The great thing about the constitution is that it's principals were agreed to and ratified by all those involved. Even better is that to change those principals it requires a similar universal agreement and ratification.
And that agreement was based on voting as sovereign states i.e. already giving leverage to the smaller states. I’m annoyed how people seem to think the compromise was for some kind of ideal. Some states would have never confederated without big concessions to them on the issue of slavery, and the smaller states had leverage via how the convention was setup.

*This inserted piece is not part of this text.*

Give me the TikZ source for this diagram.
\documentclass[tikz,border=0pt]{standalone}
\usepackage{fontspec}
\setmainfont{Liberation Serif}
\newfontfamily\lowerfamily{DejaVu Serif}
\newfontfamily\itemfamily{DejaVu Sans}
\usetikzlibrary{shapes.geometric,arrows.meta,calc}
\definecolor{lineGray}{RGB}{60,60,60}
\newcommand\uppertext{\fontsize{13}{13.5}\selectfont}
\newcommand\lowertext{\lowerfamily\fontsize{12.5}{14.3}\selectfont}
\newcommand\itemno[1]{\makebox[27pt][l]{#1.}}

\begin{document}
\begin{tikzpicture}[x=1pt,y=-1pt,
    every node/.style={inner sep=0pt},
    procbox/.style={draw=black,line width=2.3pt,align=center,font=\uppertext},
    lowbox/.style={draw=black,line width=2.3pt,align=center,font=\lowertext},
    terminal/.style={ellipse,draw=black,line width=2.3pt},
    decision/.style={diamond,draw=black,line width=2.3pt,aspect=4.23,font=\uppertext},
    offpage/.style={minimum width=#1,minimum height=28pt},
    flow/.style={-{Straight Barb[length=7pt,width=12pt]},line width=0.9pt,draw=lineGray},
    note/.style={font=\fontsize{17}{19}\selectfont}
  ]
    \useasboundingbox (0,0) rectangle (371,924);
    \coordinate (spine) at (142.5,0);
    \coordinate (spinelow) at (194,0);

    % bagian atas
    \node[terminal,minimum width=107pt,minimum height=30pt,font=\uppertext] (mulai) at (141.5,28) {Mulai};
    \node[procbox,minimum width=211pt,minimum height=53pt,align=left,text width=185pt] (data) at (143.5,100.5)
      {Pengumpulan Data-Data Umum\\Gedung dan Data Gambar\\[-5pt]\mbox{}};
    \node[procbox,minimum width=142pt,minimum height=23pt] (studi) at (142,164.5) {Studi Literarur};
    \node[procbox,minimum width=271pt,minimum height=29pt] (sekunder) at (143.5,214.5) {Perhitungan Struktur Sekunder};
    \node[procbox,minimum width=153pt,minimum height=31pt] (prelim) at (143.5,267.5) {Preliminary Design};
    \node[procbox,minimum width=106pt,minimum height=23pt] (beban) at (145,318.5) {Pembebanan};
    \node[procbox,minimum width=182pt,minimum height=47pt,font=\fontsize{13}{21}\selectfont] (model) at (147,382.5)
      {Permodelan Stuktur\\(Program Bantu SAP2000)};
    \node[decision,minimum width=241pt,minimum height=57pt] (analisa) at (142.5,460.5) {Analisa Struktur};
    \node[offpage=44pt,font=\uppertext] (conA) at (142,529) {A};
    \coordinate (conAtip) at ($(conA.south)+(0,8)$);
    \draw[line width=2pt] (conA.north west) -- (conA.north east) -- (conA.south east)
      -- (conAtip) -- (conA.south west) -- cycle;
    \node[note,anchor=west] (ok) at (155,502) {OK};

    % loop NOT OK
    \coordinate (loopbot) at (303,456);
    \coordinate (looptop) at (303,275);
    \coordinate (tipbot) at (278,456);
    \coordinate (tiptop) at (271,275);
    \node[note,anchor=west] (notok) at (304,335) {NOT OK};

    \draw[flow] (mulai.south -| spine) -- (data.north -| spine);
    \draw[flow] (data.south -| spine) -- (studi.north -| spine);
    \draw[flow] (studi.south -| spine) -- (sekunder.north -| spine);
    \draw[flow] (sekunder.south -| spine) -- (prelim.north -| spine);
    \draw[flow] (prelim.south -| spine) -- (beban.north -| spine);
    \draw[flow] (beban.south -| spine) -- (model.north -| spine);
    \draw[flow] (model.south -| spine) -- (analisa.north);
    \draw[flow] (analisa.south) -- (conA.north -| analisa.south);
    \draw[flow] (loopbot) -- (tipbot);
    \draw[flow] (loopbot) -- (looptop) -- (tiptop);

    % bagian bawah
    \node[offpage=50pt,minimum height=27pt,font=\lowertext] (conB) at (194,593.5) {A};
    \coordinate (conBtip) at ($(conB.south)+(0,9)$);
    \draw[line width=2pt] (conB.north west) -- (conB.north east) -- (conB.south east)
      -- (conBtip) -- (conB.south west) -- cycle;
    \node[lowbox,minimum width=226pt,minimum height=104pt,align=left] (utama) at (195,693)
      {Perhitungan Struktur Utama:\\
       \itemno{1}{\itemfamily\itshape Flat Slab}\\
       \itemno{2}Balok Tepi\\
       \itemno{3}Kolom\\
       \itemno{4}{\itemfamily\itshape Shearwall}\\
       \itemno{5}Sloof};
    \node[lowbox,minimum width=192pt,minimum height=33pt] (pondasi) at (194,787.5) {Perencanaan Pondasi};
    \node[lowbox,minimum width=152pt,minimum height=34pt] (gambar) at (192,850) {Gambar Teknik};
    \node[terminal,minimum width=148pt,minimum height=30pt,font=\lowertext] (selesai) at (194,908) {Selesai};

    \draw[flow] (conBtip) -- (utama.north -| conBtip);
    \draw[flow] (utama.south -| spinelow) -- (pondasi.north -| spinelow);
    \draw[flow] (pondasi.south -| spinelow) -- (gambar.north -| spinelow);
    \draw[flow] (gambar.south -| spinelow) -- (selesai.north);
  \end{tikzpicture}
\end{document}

Again, the issue isn't small states preventing more populous states from enacting their agenda, the issue is a party that doesn't believe in the purpose of the institution itself and a leader who seems intent on corrupting the process.

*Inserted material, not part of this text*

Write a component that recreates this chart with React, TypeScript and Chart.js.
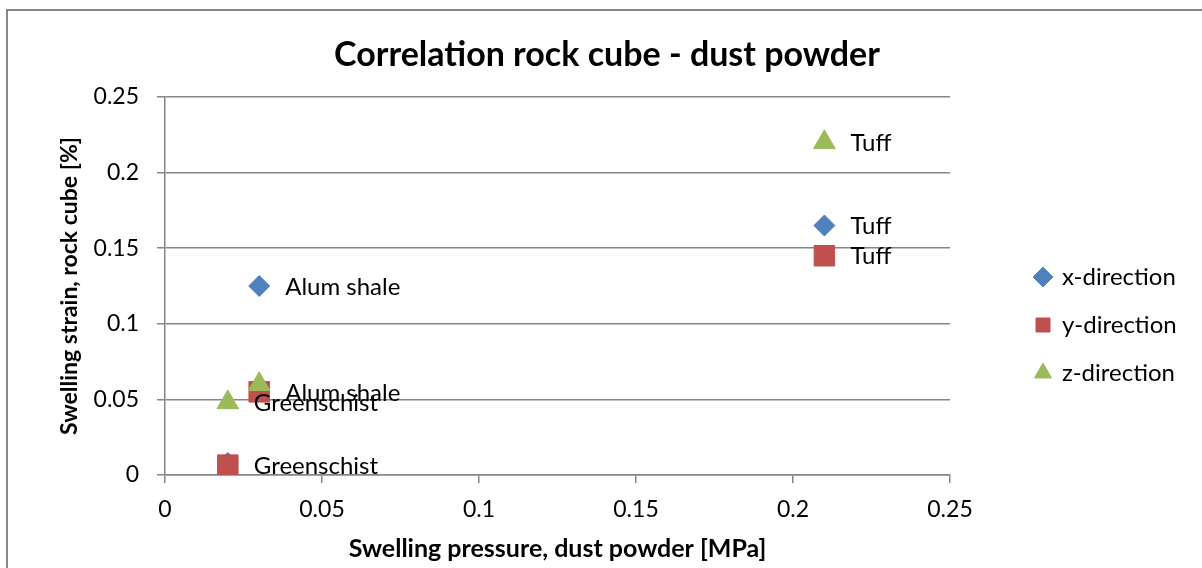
import React, { useEffect, useRef } from "react";
import { Chart, registerables } from "chart.js";

Chart.register(...registerables);

// ---- data ----
const seriesNames = ["x-direction", "y-direction", "z-direction"];
// rock types in point order: Greenschist, Alum shale, Tuff
const pressure = [0.02, 0.03, 0.21];
const strainX = [0.008, 0.125, 0.165];
const strainY = [0.0065, 0.055, 0.145];
const strainZ = [0.048, 0.06, 0.22];
const labelsX = ["", "Alum shale", "Tuff"];
const labelsY = ["Greenschist", "Alum shale", "Tuff"];
const labelsZ = ["Greenschist", "", "Tuff"];
const xTickLabels = ["0", "0.05", "0.1", "0.15", "0.2", "0.25"];
const yTickLabels = ["0", "0.05", "0.1", "0.15", "0.2", "0.25"];

const titleText = "Correlation rock cube - dust powder";
const xTitle = "Swelling pressure, dust powder [MPa]";
const yTitle = "Swelling strain, rock cube [%]";

const FONT = "Lato, 'Open Sans', 'DejaVu Sans', sans-serif";
const GRID = "#868686";
const COLORS = ["#4F81BD", "#C0504D", "#9BBB59"];

const W = 1202;
const H = 568;

const labelSets = [labelsX, labelsY, labelsZ];

const frameAndLabels = {
  id: "frameAndLabels",
  beforeDraw(chart: any) {
    const ctx = chart.ctx;
    ctx.save();
    ctx.fillStyle = "#ffffff";
    ctx.fillRect(0, 0, chart.width, chart.height);
    ctx.strokeStyle = GRID;
    ctx.lineWidth = 2;
    ctx.strokeRect(7, 10, chart.width + 50, chart.height + 50);
    ctx.restore();
  },
  afterLayout(chart: any) {
    const lg = chart.legend;
    if (!lg) return;
    const fs = 24;
    const pad = 48 - fs;
    const box = 14;
    const markerCenterX = 1043;
    const firstTextY = 277;
    lg.left = markerCenterX - box / 2 - pad;
    lg.top = firstTextY - fs / 2 - pad;
    lg.right = W;
    lg.bottom = H;
    lg.width = lg.right - lg.left;
    lg.height = lg.bottom - lg.top;
  },
  afterDatasetsDraw(chart: any) {
    const ctx = chart.ctx;
    ctx.save();
    ctx.font = `24px ${FONT}`;
    ctx.fillStyle = "#000000";
    ctx.textBaseline = "middle";
    ctx.textAlign = "left";
    chart.data.datasets.forEach((_ds: any, i: number) => {
      const meta = chart.getDatasetMeta(i);
      meta.data.forEach((el: any, j: number) => {
        const t = labelSets[i][j];
        if (t) ctx.fillText(t, el.x + 26, el.y + 1);
      });
    });
    ctx.restore();
  },
};

export default function App() {
  const ref = useRef<HTMLCanvasElement | null>(null);

  useEffect(() => {
    if (!ref.current) return;
    const mk = (ys: number[]) => pressure.map((x, i) => ({ x, y: ys[i] }));
    const chart = new Chart(ref.current, {
      type: "scatter",
      data: {
        datasets: [
          {
            label: seriesNames[0],
            data: mk(strainX),
            pointStyle: "rectRot",
            pointRadius: 10.5,
            backgroundColor: COLORS[0],
            borderColor: COLORS[0],
            borderWidth: 1,
            order: 3,
          },
          {
            label: seriesNames[1],
            data: mk(strainY),
            pointStyle: "rect",
            pointRadius: 14.5,
            backgroundColor: COLORS[1],
            borderColor: COLORS[1],
            borderWidth: 1,
            order: 2,
          },
          {
            label: seriesNames[2],
            data: mk(strainZ),
            pointStyle: "triangle",
            pointRadius: 12.5,
            backgroundColor: COLORS[2],
            borderColor: COLORS[2],
            borderWidth: 1,
            order: 1,
          },
        ],
      },
      options: {
        responsive: false,
        animation: false,
        events: [],
        layout: { padding: { left: 12, top: 10, right: 0, bottom: 0 } },
        plugins: {
          tooltip: { enabled: false },
          title: {
            display: true,
            text: titleText,
            color: "#000000",
            font: { family: FONT, size: 34, weight: "bold" },
            padding: { top: 24.6, bottom: 21.6 },
          },
          legend: {
            display: true,
            position: "chartArea",
            align: "start",
            labels: {
              usePointStyle: true,
              boxWidth: 14,
              boxHeight: 14,
              padding: 24,
              color: "#000000",
              font: { family: FONT, size: 24 },
              sort: (a: any, b: any) => a.datasetIndex - b.datasetIndex,
            },
          },
        },
        scales: {
          x: {
            type: "linear",
            min: 0,
            max: 0.25,
            ticks: {
              stepSize: 0.05,
              color: "#000000",
              font: { family: FONT, size: 23 },
              padding: 13,
              callback: (_v: any, i: number) => xTickLabels[i],
            },
            grid: {
              display: true,
              drawOnChartArea: false,
              drawTicks: true,
              tickLength: 8,
              color: GRID,
              lineWidth: 1.5,
            },
            border: { display: true, color: GRID, width: 1.5 },
            title: {
              display: true,
              text: xTitle,
              color: "#000000",
              font: { family: FONT, size: 25, weight: "bold" },
              padding: { top: 0, bottom: 4 },
            },
            afterFit: (s: any) => {
              s.height = 93;
            },
          },
          y: {
            type: "linear",
            position: "left",
            min: 0,
            max: 0.25,
            ticks: {
              stepSize: 0.05,
              color: "#000000",
              font: { family: FONT, size: 23 },
              padding: 18,
              callback: (_v: any, i: number) => yTickLabels[i],
            },
            grid: {
              display: true,
              drawTicks: true,
              tickLength: 8,
              color: GRID,
              lineWidth: 1.5,
            },
            border: { display: true, color: GRID, width: 1.5 },
            title: {
              display: true,
              text: yTitle,
              color: "#000000",
              font: { family: FONT, size: 23, weight: "bold" },
              padding: { top: 44, bottom: 0 },
            },
            afterFit: (s: any) => {
              s.width = 153;
            },
          },
          yRight: {
            type: "linear",
            position: "right",
            display: true,
            grid: { display: false },
            ticks: { display: false },
            border: { display: false },
            afterFit: (s: any) => {
              s.width = 252;
            },
          },
        },
      },
      plugins: [frameAndLabels],
    } as any);
    return () => chart.destroy();
  }, []);

  return (
    <div style={{ position: "fixed", left: 0, top: 0, width: W, height: H, background: "#fff" }}>
      <canvas ref={ref} width={W} height={H} style={{ display: "block" }} />
    </div>
  );
}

Democrats would be wise to do what Republicans have done to Democrat party leaders and to demonize Republican leaders like Mitch McConnell. The difference, of course, is that their demonization of Mitch would be rooted in fact and reality.
The senate isn't broken, the people who were elected that lead it are.

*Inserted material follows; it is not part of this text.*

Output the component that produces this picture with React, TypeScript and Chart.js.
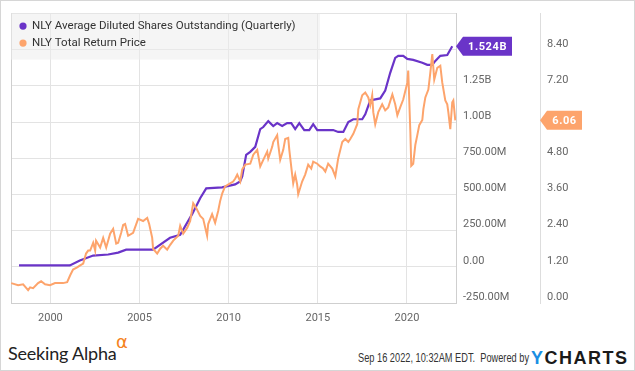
import React, { useEffect, useRef } from "react";
import { Chart, registerables } from "chart.js";

Chart.register(...registerables);

// ---- Data ----
const shareDates = [1998.24, 2001.09, 2001.65, 2002.4, 2003.24, 2003.8, 2004.25, 2005.76, 2006.71, 2007.28, 2007.95, 2008.4, 2008.74, 2009.63, 2010.36, 2010.64, 2010.76, 2010.98, 2011.21, 2011.49, 2011.77, 2011.94, 2012.22, 2012.5, 2012.72, 2013.0, 2013.28, 2013.51, 2013.73, 2013.96, 2014.24, 2014.52, 2014.74, 2014.97, 2015.86, 2016.14, 2016.43, 2016.71, 2016.99, 2017.49, 2017.66, 2017.94, 2018.22, 2018.5, 2018.78, 2019.06, 2019.34, 2019.51, 2019.79, 2020.02, 2020.35, 2020.86, 2021.14, 2021.42, 2021.59, 2021.87, 2022.26, 2022.54];
// millions of shares
const shareValues = [10, 10, 44, 78, 85, 98, 119, 119, 201, 221, 364, 474, 542, 549, 570, 590, 624, 774, 795, 829, 952, 966, 1007, 973, 993, 973, 993, 993, 952, 993, 945, 945, 986, 945, 945, 932, 932, 1000, 1020, 1020, 1054, 1150, 1157, 1164, 1218, 1341, 1444, 1458, 1458, 1437, 1430, 1410, 1396, 1396, 1423, 1458, 1464, 1524];

const priceDates = [1997.8, 1998.19, 1998.47, 1998.75, 1998.86, 1999.03, 1999.31, 1999.48, 1999.7, 1999.98, 2000.26, 2000.43, 2000.71, 2000.94, 2001.11, 2001.27, 2001.5, 2001.67, 2001.84, 2002.0, 2002.12, 2002.23, 2002.4, 2002.51, 2002.56, 2002.79, 2002.96, 2003.13, 2003.35, 2003.52, 2003.69, 2003.8, 2003.97, 2004.08, 2004.19, 2004.36, 2004.64, 2004.92, 2005.2, 2005.43, 2005.54, 2005.71, 2005.76, 2005.99, 2006.16, 2006.32, 2006.55, 2006.72, 2006.89, 2007.17, 2007.28, 2007.45, 2007.67, 2007.84, 2008.01, 2008.18, 2008.4, 2008.57, 2008.79, 2008.85, 2009.07, 2009.24, 2009.41, 2009.52, 2009.64, 2009.8, 2010.08, 2010.25, 2010.37, 2010.48, 2010.65, 2010.76, 2010.93, 2011.21, 2011.38, 2011.6, 2011.77, 2011.94, 2012.16, 2012.22, 2012.44, 2012.5, 2012.72, 2012.78, 2012.89, 2013.06, 2013.17, 2013.34, 2013.4, 2013.56, 2013.62, 2013.73, 2013.84, 2013.9, 2014.12, 2014.29, 2014.46, 2014.63, 2014.74, 2014.97, 2015.13, 2015.3, 2015.42, 2015.58, 2015.81, 2015.98, 2016.14, 2016.37, 2016.54, 2016.71, 2016.82, 2016.99, 2017.21, 2017.27, 2017.49, 2017.66, 2017.83, 2017.94, 2018.05, 2018.11, 2018.22, 2018.39, 2018.61, 2018.78, 2018.95, 2019.18, 2019.34, 2019.46, 2019.62, 2019.79, 2020.02, 2020.07, 2020.19, 2020.24, 2020.35, 2020.47, 2020.58, 2020.69, 2020.86, 2020.92, 2021.03, 2021.2, 2021.31, 2021.42, 2021.53, 2021.7, 2021.87, 2021.98, 2022.15, 2022.26, 2022.32, 2022.43, 2022.54, 2022.6, 2022.71];
const priceValues = [0.66, 0.59, 0.62, 0.43, 0.52, 0.49, 0.66, 0.72, 0.62, 0.59, 0.66, 0.66, 0.66, 0.69, 0.92, 1.11, 1.18, 1.25, 1.31, 1.64, 1.74, 1.74, 2.0, 1.74, 2.07, 1.84, 2.16, 1.84, 2.3, 2.46, 1.97, 2.0, 2.33, 2.59, 2.62, 2.23, 2.33, 2.79, 2.72, 2.82, 2.62, 2.16, 1.8, 1.64, 1.8, 1.9, 1.77, 1.93, 2.07, 2.23, 2.56, 2.3, 2.49, 2.72, 3.31, 3.15, 2.89, 2.79, 2.23, 2.62, 2.95, 2.66, 3.05, 3.38, 3.64, 3.87, 3.97, 4.03, 4.13, 4.26, 4.03, 4.43, 4.59, 4.62, 4.92, 5.08, 4.53, 4.75, 5.02, 4.79, 5.18, 5.34, 5.57, 5.25, 4.75, 5.08, 5.44, 5.48, 5.08, 4.26, 3.97, 4.26, 3.93, 3.61, 4.03, 4.26, 4.59, 4.46, 4.69, 4.62, 4.53, 4.46, 4.36, 4.62, 4.46, 4.2, 4.79, 5.34, 5.44, 5.34, 5.44, 5.61, 5.93, 6.43, 6.89, 6.98, 6.82, 6.56, 6.89, 6.33, 5.93, 6.33, 6.59, 6.39, 6.49, 6.92, 6.59, 6.23, 6.49, 6.75, 7.31, 7.71, 5.67, 4.55, 4.62, 5.25, 5.57, 5.9, 6.07, 6.43, 6.82, 7.08, 7.64, 8.26, 7.41, 7.8, 7.87, 7.31, 6.72, 6.59, 6.33, 5.77, 6.66, 6.72, 6.06];

const xTickYears = [2000, 2005, 2010, 2015, 2020];
const seriesLabels = ["NLY Average Diluted Shares Outstanding (Quarterly)", "NLY Total Return Price"];
const lastShareLabel = "1.524B";
const lastPriceLabel = "6.06";

// ---- Styles ----
const PURPLE = "#6a34c8";
const ORANGE = "#fda46c";
const GRID = "#e3e3e3";
const AXIS_LINE = "#cfcfcf";
const LABEL = "#666666";
const FONT = "Roboto, 'Noto Sans', sans-serif";

function fmtShares(v: number): string {
  if (v === 0) return "0.00";
  if (Math.abs(v) >= 1000) return (v / 1000).toFixed(2) + "B";
  return v.toFixed(2) + "M";
}

export default function App() {
  const ref = useRef<HTMLCanvasElement | null>(null);

  useEffect(() => {
    document.body.style.margin = "0";
    const canvas = ref.current;
    if (!canvas) return;

    const framePlugin = {
      id: "frame",
      beforeDatasetsDraw(chart: any) {
        const { ctx, chartArea } = chart;
        ctx.save();
        ctx.strokeStyle = AXIS_LINE;
        ctx.lineWidth = 1;
        ctx.beginPath();
        ctx.moveTo(Math.round(chartArea.left) + 0.5, chartArea.top);
        ctx.lineTo(Math.round(chartArea.left) + 0.5, chartArea.bottom);
        ctx.stroke();
        ctx.restore();
      },
    };

    const overlayPlugin = {
      id: "overlay",
      afterDraw(chart: any) {
        const { ctx, chartArea, scales } = chart;
        ctx.save();
        // legend box
        const lx = chartArea.left;
        const ly = chartArea.top;
        ctx.fillStyle = "rgba(236,236,236,0.55)";
        ctx.fillRect(lx, ly, 309, 46);
        const colors = [PURPLE, ORANGE];
        ctx.font = `11.5px ${FONT}`;
        ctx.textBaseline = "middle";
        ctx.textAlign = "left";
        seriesLabels.forEach((t, i) => {
          const cy = ly + 12.5 + i * 17;
          ctx.fillStyle = colors[i];
          ctx.beginPath();
          ctx.arc(lx + 12, cy, 3.6, 0, Math.PI * 2);
          ctx.fill();
          ctx.fillStyle = "#333333";
          ctx.fillText(t, lx + 21, cy + 0.5);
        });

        // value tags
        const ys = scales.yShares;
        const yp = scales.yPrice;
        const sy = ys.getPixelForValue(shareValues[shareValues.length - 1]);
        const py = yp.getPixelForValue(priceValues[priceValues.length - 1]);

        const drawTag = (x0: number, y: number, w: number, color: string, text: string) => {
          const h = 19;
          ctx.fillStyle = color;
          ctx.beginPath();
          ctx.moveTo(x0, y);
          ctx.lineTo(x0 + 7, y - h / 2);
          ctx.lineTo(x0 + w, y - h / 2);
          ctx.lineTo(x0 + w, y + h / 2);
          ctx.lineTo(x0 + 7, y + h / 2);
          ctx.closePath();
          ctx.fill();
          ctx.fillStyle = "#ffffff";
          ctx.font = `bold 11px ${FONT}`;
          (ctx as any).letterSpacing = "0.6px";
          ctx.textAlign = "center";
          ctx.textBaseline = "middle";
          ctx.fillText(text, x0 + 7 + (w - 7) / 2, y + 0.5);
          (ctx as any).letterSpacing = "0px";
        };
        drawTag(ys.left, sy, 56, PURPLE, lastShareLabel);
        drawTag(yp.left, py, 42, ORANGE, lastPriceLabel);
        ctx.restore();
      },
    };

    const chart = new Chart(canvas, {
      type: "line",
      data: {
        datasets: [
          {
            label: seriesLabels[1],
            data: priceDates.map((d, i) => ({ x: d, y: priceValues[i] })),
            yAxisID: "yPrice",
            borderColor: ORANGE,
            backgroundColor: ORANGE,
            borderWidth: 2,
            pointRadius: 0,
            tension: 0,
            order: 0,
          },
          {
            label: seriesLabels[0],
            data: shareDates.map((d, i) => ({ x: d, y: shareValues[i] })),
            yAxisID: "yShares",
            borderColor: PURPLE,
            backgroundColor: PURPLE,
            borderWidth: 2.2,
            pointRadius: 0,
            tension: 0,
            order: 1,
          },
        ],
      },
      options: {
        responsive: false,
        animation: false,
        events: [],
        layout: { padding: { left: 11, top: 11, right: 0, bottom: 0 } },
        plugins: { legend: { display: false }, tooltip: { enabled: false } },
        scales: {
          x: {
            type: "linear",
            min: 1997.79,
            max: 2022.75,
            afterBuildTicks: (s: any) => {
              s.ticks = xTickYears.map((v) => ({ value: v }));
            },
            afterFit: (s: any) => {
              s.height = 27;
            },
            ticks: {
              autoSkip: false,
              maxRotation: 0,
              padding: 9,
              color: LABEL,
              font: { family: FONT, size: 11 },
              callback: (v: any) => String(v),
            },
            grid: { color: GRID, drawTicks: false },
            border: { color: AXIS_LINE },
          },
          yShares: {
            type: "linear",
            position: "right",
            weight: 0,
            min: -250,
            max: 1750,
            afterFit: (s: any) => {
              s.width = 84;
            },
            ticks: {
              stepSize: 250,
              padding: 7,
              labelOffset: -6,
              color: LABEL,
              font: { family: FONT, size: 11 },
              callback: (v: any) => (v >= 1500 ? "" : fmtShares(Number(v))),
            },
            grid: { color: GRID, drawTicks: false },
            border: { color: AXIS_LINE },
          },
          yPrice: {
            type: "linear",
            position: "right",
            weight: 1,
            min: 0,
            max: 9.6,
            afterFit: (s: any) => {
              s.width = 95;
            },
            ticks: {
              stepSize: 1.2,
              padding: 7,
              labelOffset: -6,
              color: LABEL,
              font: { family: FONT, size: 11 },
              callback: (v: any) => (Number(v) >= 9.5 ? "" : Number(v).toFixed(2)),
            },
            grid: { drawOnChartArea: false, drawTicks: false },
            border: { color: "#dddddd" },
          },
        },
      },
      plugins: [framePlugin, overlayPlugin],
    } as any);

    return () => chart.destroy();
  }, []);

  return (
    <div
      style={{
        position: "relative",
        width: 635,
        height: 371,
        background: "#ffffff",
        overflow: "hidden",
        fontFamily: FONT,
      }}
    >
      <canvas ref={ref} width={635} height={330} style={{ position: "absolute", left: 0, top: 0, width: 635, height: 330 }} />
      <div
        style={{
          position: "absolute",
          left: 8,
          top: 344,
          fontFamily: "Lato, 'Open Sans', sans-serif",
          fontSize: 18,
          lineHeight: "18px",
          color: "#222222",
          whiteSpace: "nowrap",
          letterSpacing: "-0.2px",
        }}
      >
        Seeking Alpha
      </div>
      <div
        style={{
          position: "absolute",
          left: 116,
          top: 333,
          fontFamily: "'DejaVu Sans', sans-serif",
          fontSize: 18,
          lineHeight: "18px",
          color: "#f58220",
        }}
      >
        α
      </div>
      <div
        style={{
          position: "absolute",
          left: 358,
          top: 352,
          fontFamily: "'Liberation Sans', Arial, sans-serif",
          fontSize: 12,
          lineHeight: "12px",
          color: "#333333",
          whiteSpace: "pre",
          transform: "scaleX(0.77)",
          transformOrigin: "0 0",
        }}
      >
        {"Sep 16 2022, 10:32AM EDT.  Powered by"}
      </div>
      <div
        style={{
          position: "absolute",
          left: 531,
          top: 349,
          fontFamily: "'Liberation Sans', Roboto, sans-serif",
          fontWeight: 700,
          fontSize: 18,
          lineHeight: "18px",
          letterSpacing: "1.5px",
          color: "#1a1a1a",
          whiteSpace: "nowrap",
        }}
      >
        <span style={{ color: "#1a8fe3" }}>Y</span>CHARTS
      </div>
      <div
        style={{
          position: "absolute",
          left: 0,
          top: 0,
          width: 635,
          height: 371,
          boxSizing: "border-box",
          border: "1px solid #d6d6d6",
          pointerEvents: "none",
        }}
      />
    </div>
  );
}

But it is a huge problem because there's something fundamentally wrong about a possibility where Democrats can keep getting under 50 in the Senate, which doesn't even get into how laughable the filibuster is now with the polarization of the parties as a consequence of mass media and other developments in the modern era. it's not just the turtle. The others are just like him. This is the outcome because our insittutions are incredibly flawed.
Yeah, I said that up thread. At the end of the day, the constitution has some fundamental problems with elections, representation and checks and balance, but the people that benefit will never vote to change it.
I disagree. There are a number of things that arguably should have required amendments, yet they happened. It only takes the majority of the SC to agree it violates some part of the Constitution.
Don't you find it odd that the founding fathers were smart enough to provide a provision for the house that said as the population increases more seats should be had to represent them but that no such provision was made for the senate?
Why are you even asking this? Yes, they weren't infallible. They fucked up. You know what else was a colossal fuck up? The Articles of Confederation. The absurd ratios regarding the Senate are bringing up similar issues as were with the Articles of Confederation.
As has already been discussed, creating more states would be a good start. We should consider consolidating others as again, as a good example still to this day no one has explained to me a single, solitary advantage to the United States of having two Dakotas.
The easiest start is Puerto Rico and DC. i can't see the state thing happening when the majority in CA don't want it to happen. And there's nothing preventing the Republicans from doing the same if that's feasible.